SOC-CMM Implementation at RMIT

Context

I’m leading SOC-CMM implementation across RMIT’s College of VE. For those unfamiliar, SOC-CMM is a framework that helps you systematically assess and improve your Security Operations Center—think of it as a maturity roadmap for cyber defense capabilities.

Key Insights

  1. Culture beats tools every time: Here’s what I’ve learned—the biggest barriers to SOC maturity aren’t technical. They’re cultural. You can have the best SIEM in the world, but if your leadership doesn’t support the team or your culture is broken, you won’t get past Level 2.

  2. Budget doesn’t determine maturity: I’ve seen under-resourced teams punch way above their weight. How? Focus, discipline, and ruthless prioritization. It’s not about having everything—it’s about doing the right things exceptionally well.

  3. Trust is your force multiplier: In under-resourced environments (which is most of us), team trust and psychological safety matter more than budget. A trusted team of five will outperform a dysfunctional team of twenty.

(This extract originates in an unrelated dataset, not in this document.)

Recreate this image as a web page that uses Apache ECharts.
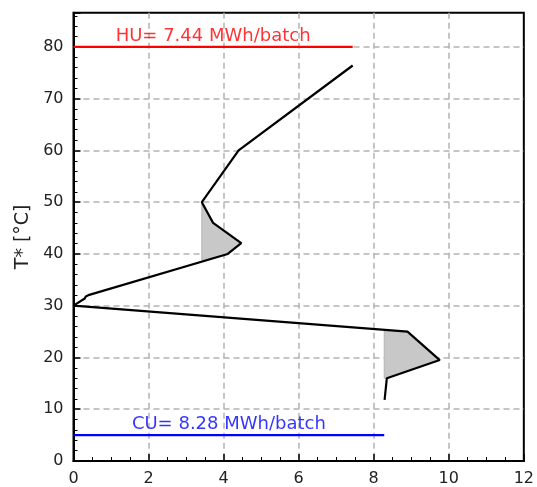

  4. Skills decay faster than you think: My “Competency and Currency” project tackles a hard truth—cyber skills have a shelf life. You can’t treat training as a once-a-year checkbox. Continuous learning has to be embedded in daily operations.

  5. Assessment drives change: The SOC-CMM assessment itself is transformative. It creates shared language between technical teams and executives, making gaps visible in a way that drives action.

Practical Application

At RMIT:

  • Current Focus: Rewriting our cybersecurity policies to align with SOC-CMM Level 3. This isn’t just paperwork—it’s about making our policies actually useful for the teams executing them.
  • Team Growth: Building the Cyber Operations team with emphasis on cultural fit and learning capacity over resume credentials.
  • Cross-Cluster Coordination: Implementing consistent competency frameworks across all VE clusters so we’re speaking the same language.

Industry Patterns:

Most educational institutions I’ve seen operate at SOC-CMM Level 1-2. The gap isn’t technical capability—it’s strategic alignment. The teams that succeed prioritize people development over tool acquisition.

Strategic Bridge

Here’s how I translate this for different audiences:

Technical Reality: SOC teams need clear processes, defined metrics, and appropriate tooling.

Executive Language: “We’re systematically improving our cyber resilience through capability maturity assessment, ensuring our security investments align with institutional risk appetite.”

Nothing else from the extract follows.